Why do aging boxers still fight?
A bumper weekend of fight action started earlier on Friday, when James Toney travelled to Russia to face former interim cruiserweight champion Dennis Lebedev.
If boxing fans thought Toney was finished embarrassing himself after his MMA fight against Randy Couture at UFC 118 last year, over the course of 12 rounds they were proven very, very wrong.
In many ways the fight brought to mind the old adage, “I can cope with despair, it’s the hope that kills me.”
The simple fact that the former super-middleweight champion Toney, who tipped the scales at 257 pounds when he lost to then-heavyweight contender Samuel Peter in 2006, had got in decent enough shape to weigh in under 200 pounds was genuine cause for celebration, and piqued more than a few people’s interest. The theory being that if Toney was disciplined enough to get in half decent shape, then maybe we were going to see him put in a decent performance against an opponent who needed 12 rounds to knock out Roy Jones Jr. back in May.
Alas it was not to be. Lebedev, a man who last year fell to Marco Huck via a very controversial decision, held his side of the bargain, as he was as hopelessly a one-dimensional opponent as you could hope. But Toney was utterly useless, in ways that made it one of the saddest sights in boxing.
The man who had once been so famed for his ability to slip punches with superior head movement could do nothing to avoid the pedestrian offense of his rudimentary opponent. A man who had once delighted fans with his superior footwork could do no more than plod forward and lunge aimlessly. Sometimes he couldn’t even do that as on more than one occasion he collapsed to the floor as his shockingly uncoordinated legs imploded beneath him. He didn’t land a single meaningful punch and on all three judges’ scorecard lost every round. Absurdly Lebedev picked up another interim title for this nonsense.
As for Toney, he talked about fighting on. Already there is talk of him facing Roy Jones Jr. and there’s also the possibility of the previously announced crossover fight with MMA legend Ken Shamrock. The one thing that is not likely is the one thing that should be happening –- retirement. With that frequent foe of boxers -- the IRS -- having given Toney perhaps his worst beating of the past few years (and let’s face it, that’s saying something) the former three-time world champion is in no position to leave the one job he’s had his entire adult life.
And that, of course, is a familiar story. Boxers may occasionally earn big money but they seemingly always spend it even bigger. And naturally there are unscrupulous promoters looking to profit from the hard times of an aging legend. More often than not the profit is tied up with trying to give their latest prospect a leg up. Lebedev’s fights against Jones and Toney were awful and he was poor in them, but the Russian can now walk into a rematch with Huck claiming the scalps of two of the most gifted fighters of recent times.
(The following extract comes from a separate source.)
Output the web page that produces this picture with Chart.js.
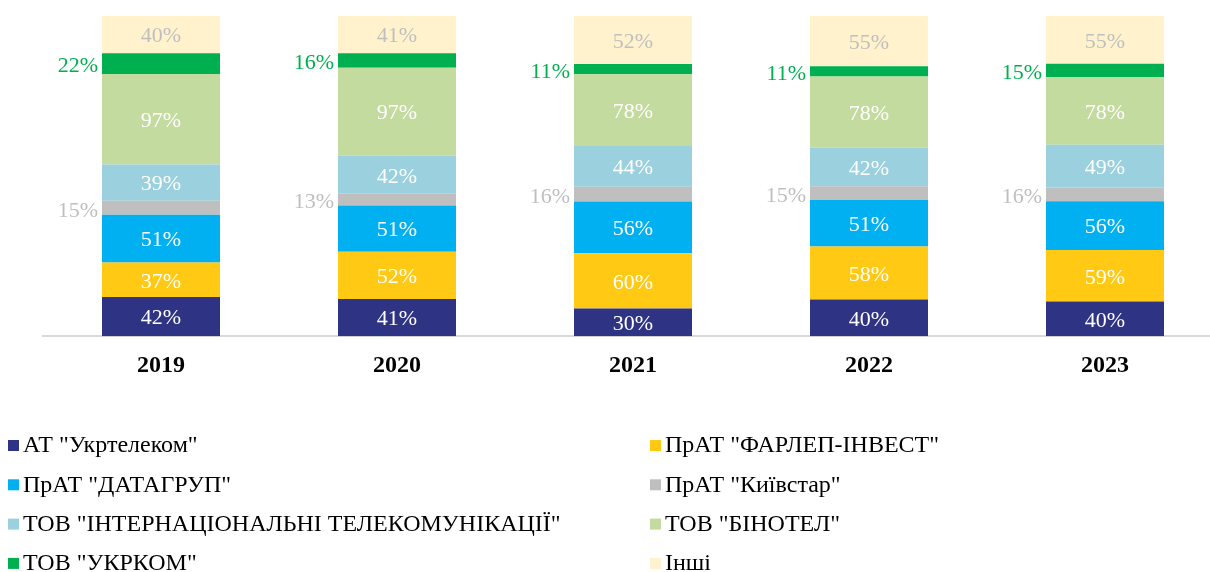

And while it’s easy to blame the fighters who fight on and it’s even easier to blame the promoters who exploit them, surely those who enable the whole fraudulent fiasco are also to blame. And that’s the fans. Those who poured into the arena on Friday, those who watched on television worldwide and those who will be impressed by Lebedev’s boasts about defeating two legends. Why do we all do it?
The answer is a mixture of misplaced hope and very real despair. The hope is that for one night only we get to see the legendary fighter turn back the years and give the younger fighter a real run for their money. So often it turns out not to be the case, but there are enough examples, such as Evander Holyfield outclassing Nikolai Valeuv and Erik Morales looking staggeringly good against Marcos Maidana, to keep boxing fans watching every other faded veteran as they’re trotted out to pad somebody’s record.
And then there’s the despair at the fact that the young fighters just aren’t as interesting as the legends of yesteryear. What modern fighter has the devil may care personality of James Toney or can back up the bravado as he did in his prime? What modern fighter can match the genius of Roy Jones Jr. or the rugged determination of Evander Holyfield? Maybe there are fighters ready to fill the shoes of these aging legends, but they’re denied the exposure that made all three stars in the first place.
The sad fact is that the problem with boxing is not that its biggest fighters got old, but that their sport got small.